The government’s response to the consultation on the Feed in Tariff has slightly relaxed cuts to domestic scale systems from an 86.4% cut (against the January 2016 tariff) to a 63.5% cut. All solar PV tariffs will still be subject to cuts of between 58% and 72%. Once prices have normalised following the rush to complete systems before the cuts, it is likely that individual domestic systems will receive paybacks in 12 years or so assuming 50% on site usage.
Social housing PV retrofits and other similar multi-site generators are unlikely to be able to pursue new installations however, as excluding bill savings which accrue to tenants, and adding VAT which can’t be reclaimed on tenanted properties, the impending removal of reduced rate VAT, and additional tax payable on export the tariff means these PV investments would fall well short of payback.

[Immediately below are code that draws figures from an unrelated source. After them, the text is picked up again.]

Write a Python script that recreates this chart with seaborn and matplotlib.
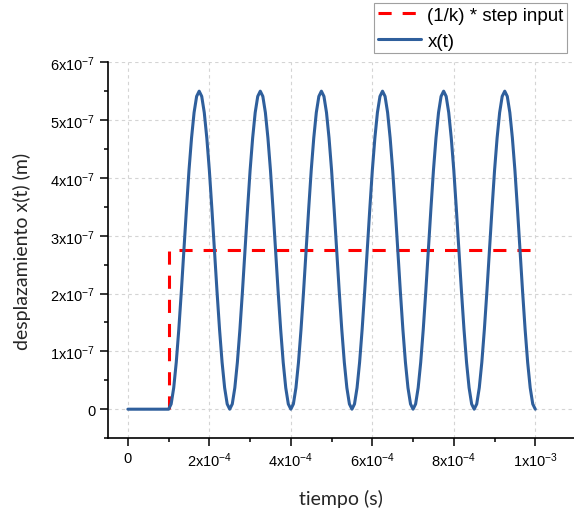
import numpy as np
import pandas as pd
import matplotlib
matplotlib.use('Agg')
import matplotlib.pyplot as plt
from matplotlib.ticker import MultipleLocator, FixedLocator, FixedFormatter
import seaborn as sns

# time in microseconds, displacement in units of 1e-7 m
t_us = [0,
        100, 106.25, 112.5, 118.75, 125, 131.25, 137.5, 143.75, 150, 156.25, 162.5, 168.75,
        175, 181.25, 187.5, 193.75, 200, 206.25, 212.5, 218.75, 225, 231.25, 237.5, 243.75,
        250, 256.25, 262.5, 268.75, 275, 281.25, 287.5, 293.75, 300, 306.25, 312.5, 318.75,
        325, 331.25, 337.5, 343.75, 350, 356.25, 362.5, 368.75, 375, 381.25, 387.5, 393.75,
        400, 406.25, 412.5, 418.75, 425, 431.25, 437.5, 443.75, 450, 456.25, 462.5, 468.75,
        475, 481.25, 487.5, 493.75, 500, 506.25, 512.5, 518.75, 525, 531.25, 537.5, 543.75,
        550, 556.25, 562.5, 568.75, 575, 581.25, 587.5, 593.75, 600, 606.25, 612.5, 618.75,
        625, 631.25, 637.5, 643.75, 650, 656.25, 662.5, 668.75, 675, 681.25, 687.5, 693.75,
        700, 706.25, 712.5, 718.75, 725, 731.25, 737.5, 743.75, 750, 756.25, 762.5, 768.75,
        775, 781.25, 787.5, 793.75, 800, 806.25, 812.5, 818.75, 825, 831.25, 837.5, 843.75,
        850, 856.25, 862.5, 868.75, 875, 881.25, 887.5, 893.75, 900, 906.25, 912.5, 918.75,
        925, 931.25, 937.5, 943.75, 950, 956.25, 962.5, 968.75, 975, 981.25, 987.5, 993.75,
        1000]
x_e7 = [0,
        0, 0.09, 0.37, 0.81, 1.38, 2.04, 2.75, 3.46, 4.13, 4.69, 5.13, 5.41,
        5.5, 5.41, 5.13, 4.69, 4.13, 3.46, 2.75, 2.04, 1.38, 0.81, 0.37, 0.09,
        0, 0.09, 0.37, 0.81, 1.38, 2.04, 2.75, 3.46, 4.13, 4.69, 5.13, 5.41,
        5.5, 5.41, 5.13, 4.69, 4.13, 3.46, 2.75, 2.04, 1.38, 0.81, 0.37, 0.09,
        0, 0.09, 0.37, 0.81, 1.38, 2.04, 2.75, 3.46, 4.13, 4.69, 5.13, 5.41,
        5.5, 5.41, 5.13, 4.69, 4.13, 3.46, 2.75, 2.04, 1.38, 0.81, 0.37, 0.09,
        0, 0.09, 0.37, 0.81, 1.38, 2.04, 2.75, 3.46, 4.13, 4.69, 5.13, 5.41,
        5.5, 5.41, 5.13, 4.69, 4.13, 3.46, 2.75, 2.04, 1.38, 0.81, 0.37, 0.09,
        0, 0.09, 0.37, 0.81, 1.38, 2.04, 2.75, 3.46, 4.13, 4.69, 5.13, 5.41,
        5.5, 5.41, 5.13, 4.69, 4.13, 3.46, 2.75, 2.04, 1.38, 0.81, 0.37, 0.09,
        0, 0.09, 0.37, 0.81, 1.38, 2.04, 2.75, 3.46, 4.13, 4.69, 5.13, 5.41,
        5.5, 5.41, 5.13, 4.69, 4.13, 3.46, 2.75, 2.04, 1.38, 0.81, 0.37, 0.09,
        0]

step_t_us = [100, 100, 1000]
step_e7 = [0, 2.75, 2.75]

x_ticks = [0, 2e-4, 4e-4, 6e-4, 8e-4, 1e-3]
x_labels = ['0', r'$\mathregular{2x10^{-4}}$', r'$\mathregular{4x10^{-4}}$',
            r'$\mathregular{6x10^{-4}}$', r'$\mathregular{8x10^{-4}}$', r'$\mathregular{1x10^{-3}}$']
y_ticks = [0, 1e-7, 2e-7, 3e-7, 4e-7, 5e-7, 6e-7]
y_labels = ['0'] + [r'$\mathregular{%dx10^{-7}}$' % i for i in range(1, 7)]

sns.set_style('ticks')
plt.rcParams['font.family'] = ['Liberation Sans', 'DejaVu Sans']
plt.rcParams['mathtext.fontset'] = 'custom'
plt.rcParams['mathtext.rm'] = 'Liberation Sans'
plt.rcParams['mathtext.it'] = 'Liberation Sans:italic'
plt.rcParams['text.color'] = 'black'
plt.rcParams['xtick.color'] = 'black'
plt.rcParams['ytick.color'] = 'black'

resp = pd.DataFrame({'t': np.array(t_us) * 1e-6, 'x': np.array(x_e7) * 1e-7})
step = pd.DataFrame({'t': np.array(step_t_us) * 1e-6, 'x': np.array(step_e7) * 1e-7})

fig = plt.figure(figsize=(5.74, 5.10), dpi=100)
ax = fig.add_axes([0.188, 0.139, 0.812, 0.737])

sns.lineplot(data=step, x='t', y='x', ax=ax, estimator=None, sort=False,
             color='#ff0000', linewidth=2.2, linestyle=(0, (4.3, 3.6)),
             label='(1/k) * step input', zorder=2)
sns.lineplot(data=resp, x='t', y='x', ax=ax, estimator=None, sort=False,
             color='#2f5f9c', linewidth=2.2, label='x(t)', zorder=3)

ax.set_xlim(-4.9e-5, 1.095e-3)
ax.set_ylim(-0.5e-7, 6e-7)
ax.xaxis.set_major_locator(FixedLocator(x_ticks))
ax.xaxis.set_major_formatter(FixedFormatter(x_labels))
ax.yaxis.set_major_locator(FixedLocator(y_ticks))
ax.yaxis.set_major_formatter(FixedFormatter(y_labels))
ax.xaxis.set_minor_locator(MultipleLocator(1e-4))
ax.yaxis.set_minor_locator(MultipleLocator(0.5e-7))
ax.tick_params(which='major', length=6, width=1.1, labelsize=10.5, pad=3, color='black',
               labelcolor='black')
ax.tick_params(which='minor', length=3, width=1.1, color='black')
ax.grid(True, which='major', color='#d4d4d4', linestyle=(0, (3, 3)), linewidth=0.8)
ax.set_axisbelow(True)
for s in ['top', 'right']:
    ax.spines[s].set_visible(False)
for s in ['left', 'bottom']:
    ax.spines[s].set_linewidth(1.2)
    ax.spines[s].set_color('black')

ax.set_xlabel('tiempo (s)', fontsize=14, labelpad=14, family=['Lato', 'DejaVu Sans'])
ax.set_ylabel('desplazamiento x(t) (m)', fontsize=14, labelpad=14, family=['Lato', 'DejaVu Sans'])

handles, labels = ax.get_legend_handles_labels()
ax.get_legend().remove()
leg = fig.legend(handles, labels, loc='upper left', bbox_to_anchor=(0.6516, 0.992),
                 fontsize=13.5, frameon=True, fancybox=False, borderpad=0.2,
                 handlelength=2.3, handletextpad=0.35, labelspacing=0.45,
                 borderaxespad=0.0)
leg.get_frame().set_edgecolor('#888888')
leg.get_frame().set_linewidth(0.8)

fig.savefig('out.png', dpi=100)
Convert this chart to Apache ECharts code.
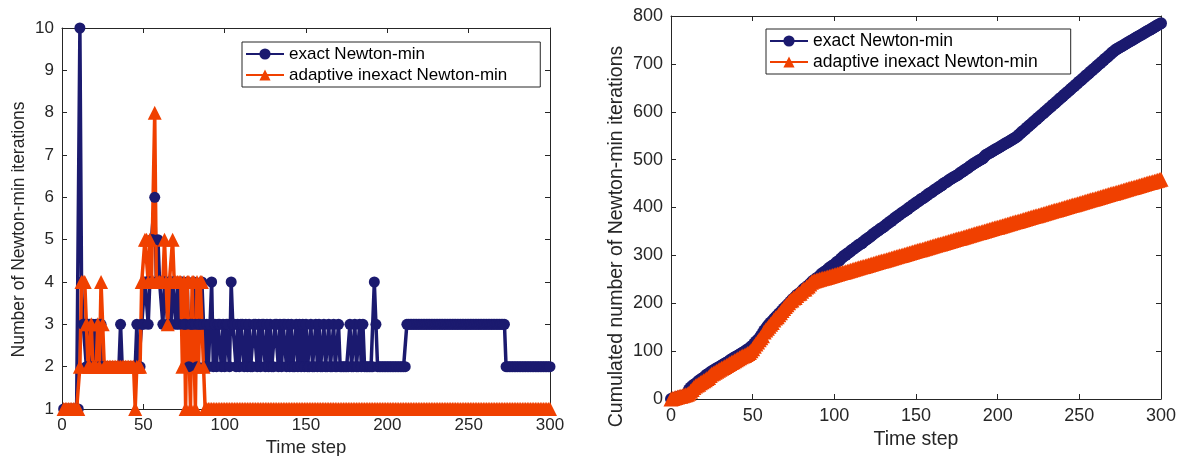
<!DOCTYPE html>
<html><head><meta charset="utf-8">
<script src="https://cdn.jsdelivr.net/npm/echarts@6/dist/echarts.min.js"></script>
<style>html,body{margin:0;padding:0;background:#fff}#c{width:1178px;height:456px}</style>
</head><body><div id="c"></div>
<script>
// Newton-min iterations per time step (time steps 1..300)
const exactIters = [
1,1,1,1,1,1,1,1,1,1,
10,4,3,3,2,3,3,2,3,2,
3,3,2,3,2,2,2,2,2,2,
2,2,2,2,2,3,2,2,2,2,
2,2,2,2,2,3,2,2,3,3,
4,4,3,4,5,5,6,4,5,4,
4,3,4,4,3,4,3,4,4,3,
4,3,4,4,3,3,4,2,3,3,
4,3,2,3,3,4,3,2,3,2,
3,4,2,3,2,3,3,2,3,2,
3,3,2,4,3,3,2,3,2,3,
3,2,3,2,3,2,2,3,3,2,
3,2,3,3,2,3,2,3,2,2,
3,3,2,3,2,3,3,2,3,2,
3,2,2,3,2,3,2,3,2,3,
2,2,3,2,2,3,2,3,2,2,
3,2,2,3,2,2,3,2,2,3,
2,2,2,2,2,2,3,2,2,3,
2,2,3,2,3,2,2,2,2,2,
2,4,3,2,2,2,2,2,2,2,
2,2,2,2,2,2,2,2,2,2,
2,3,3,3,3,3,3,3,3,3,
3,3,3,3,3,3,3,3,3,3,
3,3,3,3,3,3,3,3,3,3,
3,3,3,3,3,3,3,3,3,3,
3,3,3,3,3,3,3,3,3,3,
3,3,3,3,3,3,3,3,3,3,
3,3,2,2,2,2,2,2,2,2,
2,2,2,2,2,2,2,2,2,2,
2,2,2,2,2,2,2,2,2,2
];
const inexactIters = [
1,1,1,1,1,1,1,1,1,1,
2,4,4,4,3,2,2,3,2,2,
2,3,2,4,3,2,2,2,2,2,
2,2,2,2,2,2,2,2,2,2,
2,2,2,2,1,2,2,2,4,4,
5,5,4,5,4,4,8,4,4,4,
4,4,5,4,3,4,4,5,4,4,
4,4,4,2,4,1,4,4,1,4,
4,1,4,2,4,4,2,1,1,1,
1,1,1,1,1,1,1,1,1,1,
1,1,1,1,1,1,1,1,1,1,
1,1,1,1,1,1,1,1,1,1,
1,1,1,1,1,1,1,1,1,1,
1,1,1,1,1,1,1,1,1,1,
1,1,1,1,1,1,1,1,1,1,
1,1,1,1,1,1,1,1,1,1,
1,1,1,1,1,1,1,1,1,1,
1,1,1,1,1,1,1,1,1,1,
1,1,1,1,1,1,1,1,1,1,
1,1,1,1,1,1,1,1,1,1,
1,1,1,1,1,1,1,1,1,1,
1,1,1,1,1,1,1,1,1,1,
1,1,1,1,1,1,1,1,1,1,
1,1,1,1,1,1,1,1,1,1,
1,1,1,1,1,1,1,1,1,1,
1,1,1,1,1,1,1,1,1,1,
1,1,1,1,1,1,1,1,1,1,
1,1,1,1,1,1,1,1,1,1,
1,1,1,1,1,1,1,1,1,1,
1,1,1,1,1,1,1,1,1,1
];
const seriesNames = ['exact Newton-min', 'adaptive inexact Newton-min'];
const xTitle = 'Time step';
const yTitleLeft = 'Number of Newton-min iterations';
const yTitleRight = 'Cumulated number of Newton-min iterations';

const NAVY = '#1b1a6f', ORANGE = '#f04000', AX = '#262626';
const FONT = '"Liberation Sans", Arial, Helvetica, sans-serif';

// per-step pairs (t, value) and cumulative pairs starting at (0, 0)
function perStep(arr) { return arr.map((v, i) => [i + 1, v]); }
function cumulative(arr) {
  const out = [[0, 0]]; let s = 0;
  arr.forEach((v, i) => { s += v; out.push([i + 1, s]); });
  return out;
}

function mainAxis(pos, grid, min, max, interval, fs, name, gap, nameFs, namePad) {
  return {
    type: 'value', gridIndex: grid, position: pos, min, max, interval,
    name: name, nameLocation: 'middle', nameGap: gap,
    nameTextStyle: { fontSize: nameFs, color: AX, fontFamily: FONT, padding: namePad || 0 },
    axisLine: { show: true, onZero: false, lineStyle: { color: AX, width: 1 } },
    axisTick: { show: true, inside: true, length: 5, lineStyle: { color: AX, width: 1 } },
    axisLabel: { show: true, fontSize: fs, color: AX, fontFamily: FONT, margin: 8 },
    splitLine: { show: false }
  };
}
function boxAxis(pos, grid, min, max, interval) {
  return {
    type: 'value', gridIndex: grid, position: pos, min, max, interval,
    axisLine: { show: true, onZero: false, lineStyle: { color: AX, width: 1 } },
    axisTick: { show: true, inside: true, length: 5, lineStyle: { color: AX, width: 1 } },
    axisLabel: { show: false }, splitLine: { show: false }
  };
}
function legend(left, top, fs) {
  return {
    left, top, orient: 'vertical', data: seriesNames,
    itemWidth: 38, itemHeight: 14, itemGap: 3,
    padding: [3, 33, 3, 3],
    borderColor: AX, borderWidth: 1, backgroundColor: '#fff',
    textStyle: { fontSize: fs, color: '#000', fontFamily: FONT, lineHeight: 18 },
    selectedMode: false
  };
}
function lineSeries(name, data, xi, yi, color, symbol, size, width) {
  return {
    name, type: 'line', data, xAxisIndex: xi, yAxisIndex: yi,
    symbol, symbolSize: size, showAllSymbol: true,
    lineStyle: { color, width }, itemStyle: { color },
    emphasis: { disabled: true }, animation: false
  };
}

const chart = echarts.init(document.getElementById('c'), null, { renderer: 'canvas' });
chart.setOption({
  animation: false,
  backgroundColor: '#fff',
  grid: [
    { left: 62, top: 28, width: 488, height: 381, containLabel: false, outerBoundsMode: 'none' },
    { left: 671, top: 16, width: 490, height: 383, containLabel: false, outerBoundsMode: 'none' }
  ],
  xAxis: [
    mainAxis('bottom', 0, 0, 300, 50, 17, xTitle, 29, 18.5),
    boxAxis('top', 0, 0, 300, 50),
    mainAxis('bottom', 1, 0, 300, 50, 18, xTitle, 31, 19.5),
    boxAxis('top', 1, 0, 300, 50)
  ],
  yAxis: [
    mainAxis('left', 0, 1, 10, 1, 17, yTitleLeft, 34, 17.5, [0, 22, 0, 0]),
    boxAxis('right', 0, 1, 10, 1),
    mainAxis('left', 1, 0, 800, 100, 18, yTitleRight, 44, 19.5, [0, 58, 0, 0]),
    boxAxis('right', 1, 0, 800, 100)
  ],
  legend: [legend(242, 42, 17), legend(766, 29, 17.5)],
  series: [
    lineSeries(seriesNames[0], perStep(exactIters), 0, 0, NAVY, 'circle', 11, 3.5),
    lineSeries(seriesNames[1], perStep(inexactIters), 0, 0, ORANGE, 'triangle', 14, 3.5),
    lineSeries(seriesNames[0], cumulative(exactIters), 2, 2, NAVY, 'circle', 12, 4),
    lineSeries(seriesNames[1], cumulative(inexactIters), 2, 2, ORANGE, 'triangle', 15, 4)
  ]
});
</script>
</body></html>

The remaining opportunities with PV are for systems installed on larger sites with system sizes matched to high electrical baseloads are to make full use of the generated energy on site, and for such systems, Rates of Return exceeding 10% are still likely for well-designed systems, and some may still be attractive to funders. Optimal positioning and minimising shading will also be much more critical under the new tariffs, and CIS are on hand to help clients ensure performance and return is maximised.
Other changes such as the use of deployment caps on installed capacity per quarter are likely to cause confusion, as new applications may be held in a que if received after a cap is exceeded, requiring developers to keep a close eye of live deployment figures from Ofgem to avoid falling into lower tariff in subsequent quarters. Further tariff degressions to be applied when deployment is exceeded will also be severe than under the current structure. It remains to be seen whether this impact, the removal of majority of social housing PV installations and the greater than expected reductions in the >250kWp tariff band will still allow the PV industry to maintain the projected deployment and the consistently falling prices exhibited since 2010.
- Deployment caps limiting uptake to a fixed MW capacity each quarter. If over-deployed, new systems will be held in a que to be reconsidered under the next cap (i.e. in the next quarter). If under-deployed, budget may be reallocated to the next quarter, but through bi-annual reviews, may also redistribute underspend to first ‘address any budgetary pressures’ and then top up deployment caps according to policy priorities. The deployment cap for PV is set to 84MW in Q1 of 2016, increasing to 107MW in Q1 2019, which includes a projected 15,330 and 19,360 new sub 10kWp installations respectively.
- The degression mechanism is still quarterly but now based on the new quarterly deployment caps. If exceeded, a 10% degression will be applied. This contrasts with the current mechanism which has seen 3.5% quarterly degressions imposed in spite of uptake being consistently in the ‘low corridor’ deployment for all tariff bands.
- We’ve gained two weeks until the 15th Jan before any intervention over the existing degression structure, before the scheme is closed to new applications between 15th Jan and 8th Feb 2016 to circumnavigate a required 40 day standstill period required to amend the feed in tariff order without having to pay for more systems at the current rate.
- Pre-accreditation of PV systems over 50kWp has been reintroduced, but the tariffs will be much lower at 2.7p/kWh (from 9.29p/kWh).